Leave the pictures out, and retype all of the material exactly as written.

━━━ Data section ━━━

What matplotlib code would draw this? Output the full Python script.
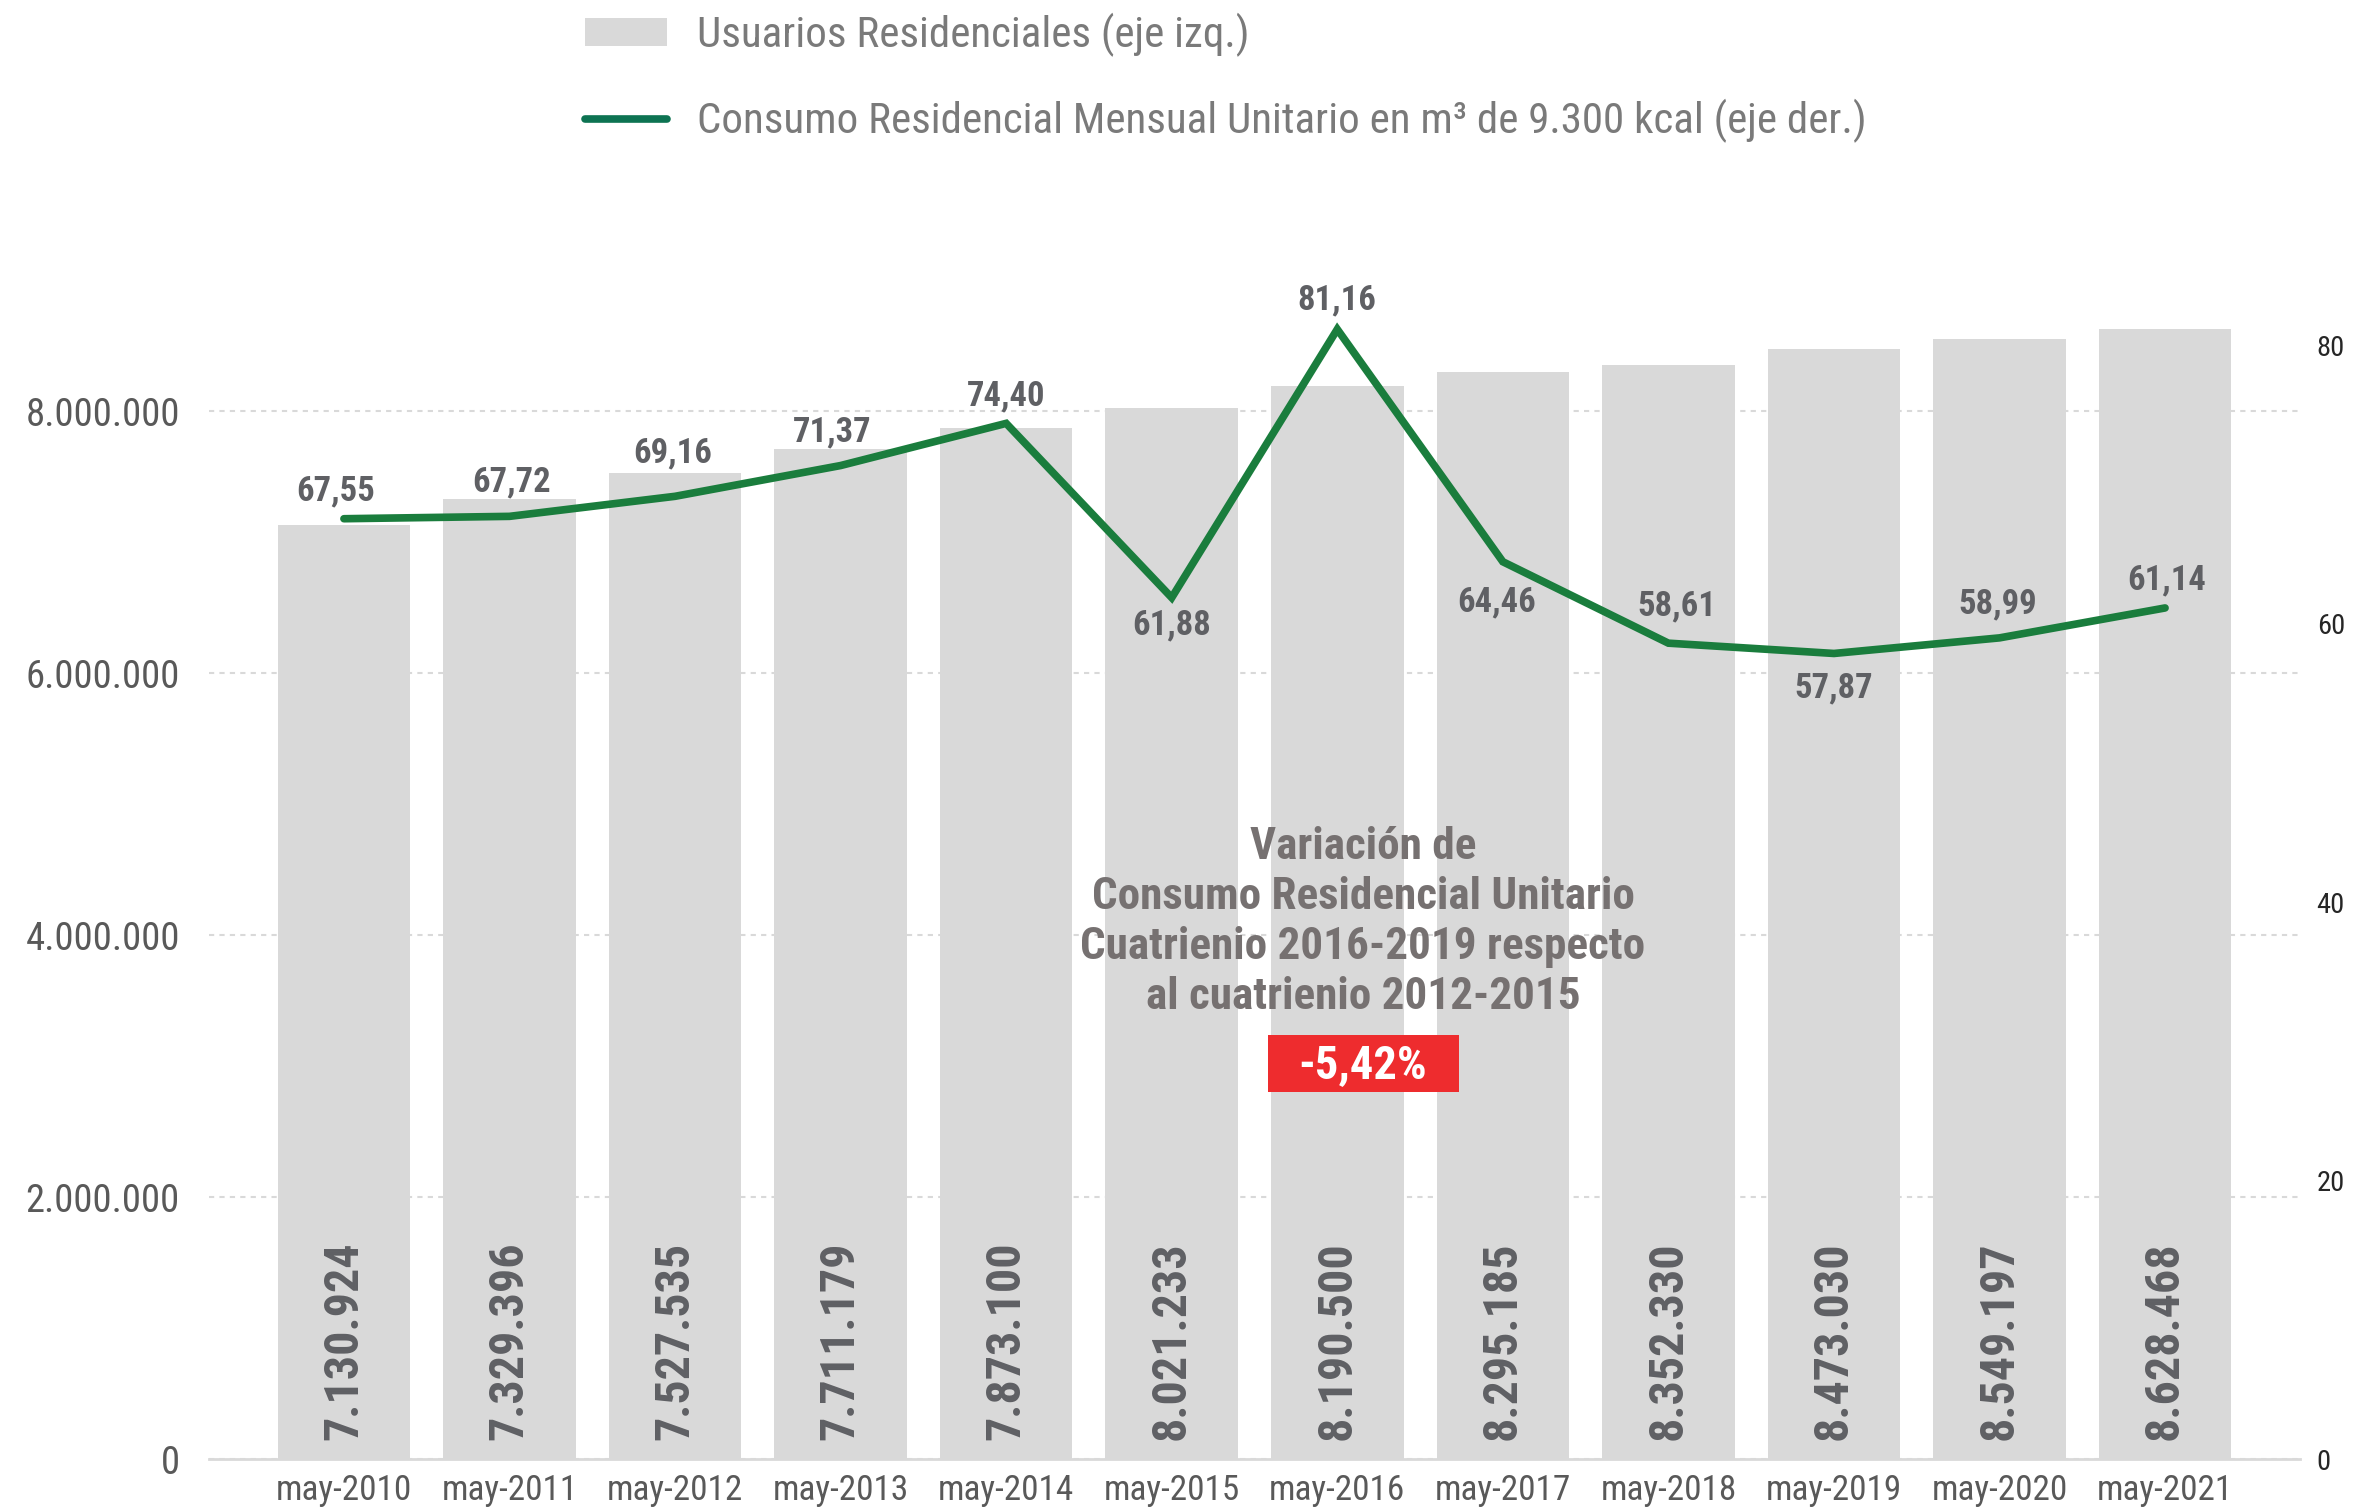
import matplotlib
matplotlib.use("Agg")
import matplotlib.pyplot as plt
from matplotlib import font_manager
from matplotlib.patches import Rectangle
from matplotlib.ticker import FuncFormatter

# ---------------- data ----------------
periodos = ["may-2010", "may-2011", "may-2012", "may-2013", "may-2014", "may-2015",
            "may-2016", "may-2017", "may-2018", "may-2019", "may-2020", "may-2021"]
usuarios = [7130924, 7329396, 7527535, 7711179, 7873100, 8021233,
            8190500, 8295185, 8352330, 8473030, 8549197, 8628468]
consumo = [67.55, 67.72, 69.16, 71.37, 74.40, 61.88,
           81.16, 64.46, 58.61, 57.87, 58.99, 61.14]
left_ticks = [0, 2000000, 4000000, 6000000, 8000000]
right_ticks = [0, 20, 40, 60, 80]
serie_barras = "Usuarios Residenciales (eje izq.)"
serie_linea = "Consumo Residencial Mensual Unitario en m³ de 9.300 kcal (eje der.)"
nota = "Variación de\nConsumo Residencial Unitario\nCuatrienio 2016-2019 respecto\nal cuatrienio 2012-2015"
variacion = "-5,42%"

# label placement (style): pixel offsets of each line label from its point
lbl_dy = [28, 34, 43, 34, 27, -27, 29, -40, 37, -34, 34, 28]
lbl_dx = [-8, 2, -2, -8, 0, 0, 0, -6, 8, 0, -2, 2]

# ---------------- fonts ----------------
names = {f.name for f in font_manager.fontManager.ttflist}
if "Roboto Condensed" in names:
    FONT, K = "Roboto Condensed", 1.0
else:
    FONT, K = "Roboto", 0.88
plt.rcParams["font.family"] = [FONT, "DejaVu Sans"]

W, H = 2375, 1510
PT = 0.72  # points per pixel at dpi 100
fig = plt.figure(figsize=(W / 100, H / 100), dpi=100)
fig.patch.set_facecolor("white")

x0, x1, ybot, ytop = 209, 2300, 1459, 280
ax = fig.add_axes([x0 / W, (H - ybot) / H, (x1 - x0) / W, (ybot - ytop) / H])
ax2 = ax.twinx()

BAR = "#d9d9d9"
GREEN = "#1a7d3d"
GRAY_TXT = "#5f6064"

xs = list(range(len(periodos)))
bars = ax.bar(xs, usuarios, width=0.8, color=BAR, zorder=2, label=serie_barras)
ax.set_xlim(-0.815, len(periodos) - 1 + 0.815)
ax.set_ylim(0, 9000000)
ax.set_yticks(left_ticks)
ax.yaxis.set_major_formatter(FuncFormatter(lambda v, p: f"{int(v):,}".replace(",", ".")))
ax.set_xticks(xs)
ax.set_xticklabels(periodos)
ax.set_axisbelow(True)
ax.yaxis.grid(True, linestyle=(0, (2.5, 2.5)), color="#d9d9d9", linewidth=1.5, zorder=0)
for s in ["top", "right", "left"]:
    ax.spines[s].set_visible(False)
ax.spines["bottom"].set_color("#d9d9d9")
ax.spines["bottom"].set_linewidth(2)
ax.tick_params(axis="y", length=0, pad=21, labelsize=27.9 * K, labelcolor="#595959")
ax.tick_params(axis="x", length=0, pad=11, labelsize=25.4 * K, labelcolor="#595959")

for i, v in enumerate(usuarios):
    ax.annotate(f"{v:,}".replace(",", "."), xy=(i, 0), xytext=(0, 14),
                textcoords="offset points", rotation=90, ha="center", va="bottom",
                fontsize=34.6 * K, fontweight="bold", color=GRAY_TXT, zorder=3)

line, = ax2.plot(xs, consumo, color=GREEN, linewidth=5.5, solid_capstyle="round",
                 solid_joinstyle="miter", zorder=4, label=serie_linea)
ax2.set_ylim(0, 84.7)
ax2.set_yticks(right_ticks)
for s in ["top", "right", "left", "bottom"]:
    ax2.spines[s].set_visible(False)
ax2.tick_params(axis="y", length=0, pad=12, labelsize=20.5 * K, labelcolor="#262626")

for i, v in enumerate(consumo):
    ax2.annotate(f"{v:.2f}".replace(".", ","), xy=(i, v),
                 xytext=(lbl_dx[i] * PT, lbl_dy[i] * PT), textcoords="offset points",
                 ha="center", va="center", fontsize=24.9 * K, fontweight="bold",
                 color=GRAY_TXT, zorder=5)

# annotation block
fig.text(1363 / W, 1 - 922 / H, nota, ha="center", va="center", fontsize=32.5 * K,
         fontweight="bold", color="#767171", linespacing=1.25, zorder=10)
fig.patches.append(Rectangle((1268 / W, 1 - 1092 / H), 191 / W, 57 / H,
                             transform=fig.transFigure, facecolor="#ee2c2e",
                             edgecolor="none", zorder=9))
fig.text(1363 / W, 1 - 1065 / H, variacion, ha="center", va="center",
         fontsize=33.5 * K, fontweight="bold", color="white", zorder=11)

# legend
leg = fig.legend(handles=[bars, line], labels=[serie_barras, serie_linea],
                 loc="upper left", bbox_to_anchor=(585 / W, 1 - 13 / H),
                 frameon=False, fontsize=31 * K, labelcolor="#7a7a7a",
                 handlelength=1.9 / K, handleheight=0.6 / K, handletextpad=0.7 / K,
                 labelspacing=0.97 / K, borderpad=0, borderaxespad=0)
if leg.get_lines():
    leg.get_lines()[0].set_color("#0d7352")

fig.savefig("out.png", dpi=100, facecolor="white")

━━━

- Exercise answer
What matplotlib code would draw this? Output the full Python script.
import matplotlib
matplotlib.use("Agg")
import matplotlib.pyplot as plt
from matplotlib import font_manager
from matplotlib.patches import Rectangle
from matplotlib.ticker import FuncFormatter

# ---------------- data ----------------
periodos = ["may-2010", "may-2011", "may-2012", "may-2013", "may-2014", "may-2015",
            "may-2016", "may-2017", "may-2018", "may-2019", "may-2020", "may-2021"]
usuarios = [7130924, 7329396, 7527535, 7711179, 7873100, 8021233,
            8190500, 8295185, 8352330, 8473030, 8549197, 8628468]
consumo = [67.55, 67.72, 69.16, 71.37, 74.40, 61.88,
           81.16, 64.46, 58.61, 57.87, 58.99, 61.14]
left_ticks = [0, 2000000, 4000000, 6000000, 8000000]
right_ticks = [0, 20, 40, 60, 80]
serie_barras = "Usuarios Residenciales (eje izq.)"
serie_linea = "Consumo Residencial Mensual Unitario en m³ de 9.300 kcal (eje der.)"
nota = "Variación de\nConsumo Residencial Unitario\nCuatrienio 2016-2019 respecto\nal cuatrienio 2012-2015"
variacion = "-5,42%"

# label placement (style): pixel offsets of each line label from its point
lbl_dy = [28, 34, 43, 34, 27, -27, 29, -40, 37, -34, 34, 28]
lbl_dx = [-8, 2, -2, -8, 0, 0, 0, -6, 8, 0, -2, 2]

# ---------------- fonts ----------------
names = {f.name for f in font_manager.fontManager.ttflist}
if "Roboto Condensed" in names:
    FONT, K = "Roboto Condensed", 1.0
else:
    FONT, K = "Roboto", 0.88
plt.rcParams["font.family"] = [FONT, "DejaVu Sans"]

W, H = 2375, 1510
PT = 0.72  # points per pixel at dpi 100
fig = plt.figure(figsize=(W / 100, H / 100), dpi=100)
fig.patch.set_facecolor("white")

x0, x1, ybot, ytop = 209, 2300, 1459, 280
ax = fig.add_axes([x0 / W, (H - ybot) / H, (x1 - x0) / W, (ybot - ytop) / H])
ax2 = ax.twinx()

BAR = "#d9d9d9"
GREEN = "#1a7d3d"
GRAY_TXT = "#5f6064"

xs = list(range(len(periodos)))
bars = ax.bar(xs, usuarios, width=0.8, color=BAR, zorder=2, label=serie_barras)
ax.set_xlim(-0.815, len(periodos) - 1 + 0.815)
ax.set_ylim(0, 9000000)
ax.set_yticks(left_ticks)
ax.yaxis.set_major_formatter(FuncFormatter(lambda v, p: f"{int(v):,}".replace(",", ".")))
ax.set_xticks(xs)
ax.set_xticklabels(periodos)
ax.set_axisbelow(True)
ax.yaxis.grid(True, linestyle=(0, (2.5, 2.5)), color="#d9d9d9", linewidth=1.5, zorder=0)
for s in ["top", "right", "left"]:
    ax.spines[s].set_visible(False)
ax.spines["bottom"].set_color("#d9d9d9")
ax.spines["bottom"].set_linewidth(2)
ax.tick_params(axis="y", length=0, pad=21, labelsize=27.9 * K, labelcolor="#595959")
ax.tick_params(axis="x", length=0, pad=11, labelsize=25.4 * K, labelcolor="#595959")

for i, v in enumerate(usuarios):
    ax.annotate(f"{v:,}".replace(",", "."), xy=(i, 0), xytext=(0, 14),
                textcoords="offset points", rotation=90, ha="center", va="bottom",
                fontsize=34.6 * K, fontweight="bold", color=GRAY_TXT, zorder=3)

line, = ax2.plot(xs, consumo, color=GREEN, linewidth=5.5, solid_capstyle="round",
                 solid_joinstyle="miter", zorder=4, label=serie_linea)
ax2.set_ylim(0, 84.7)
ax2.set_yticks(right_ticks)
for s in ["top", "right", "left", "bottom"]:
    ax2.spines[s].set_visible(False)
ax2.tick_params(axis="y", length=0, pad=12, labelsize=20.5 * K, labelcolor="#262626")

for i, v in enumerate(consumo):
    ax2.annotate(f"{v:.2f}".replace(".", ","), xy=(i, v),
                 xytext=(lbl_dx[i] * PT, lbl_dy[i] * PT), textcoords="offset points",
                 ha="center", va="center", fontsize=24.9 * K, fontweight="bold",
                 color=GRAY_TXT, zorder=5)

# annotation block
fig.text(1363 / W, 1 - 922 / H, nota, ha="center", va="center", fontsize=32.5 * K,
         fontweight="bold", color="#767171", linespacing=1.25, zorder=10)
fig.patches.append(Rectangle((1268 / W, 1 - 1092 / H), 191 / W, 57 / H,
                             transform=fig.transFigure, facecolor="#ee2c2e",
                             edgecolor="none", zorder=9))
fig.text(1363 / W, 1 - 1065 / H, variacion, ha="center", va="center",
         fontsize=33.5 * K, fontweight="bold", color="white", zorder=11)

# legend
leg = fig.legend(handles=[bars, line], labels=[serie_barras, serie_linea],
                 loc="upper left", bbox_to_anchor=(585 / W, 1 - 13 / H),
                 frameon=False, fontsize=31 * K, labelcolor="#7a7a7a",
                 handlelength=1.9 / K, handleheight=0.6 / K, handletextpad=0.7 / K,
                 labelspacing=0.97 / K, borderpad=0, borderaxespad=0)
if leg.get_lines():
    leg.get_lines()[0].set_color("#0d7352")

fig.savefig("out.png", dpi=100, facecolor="white")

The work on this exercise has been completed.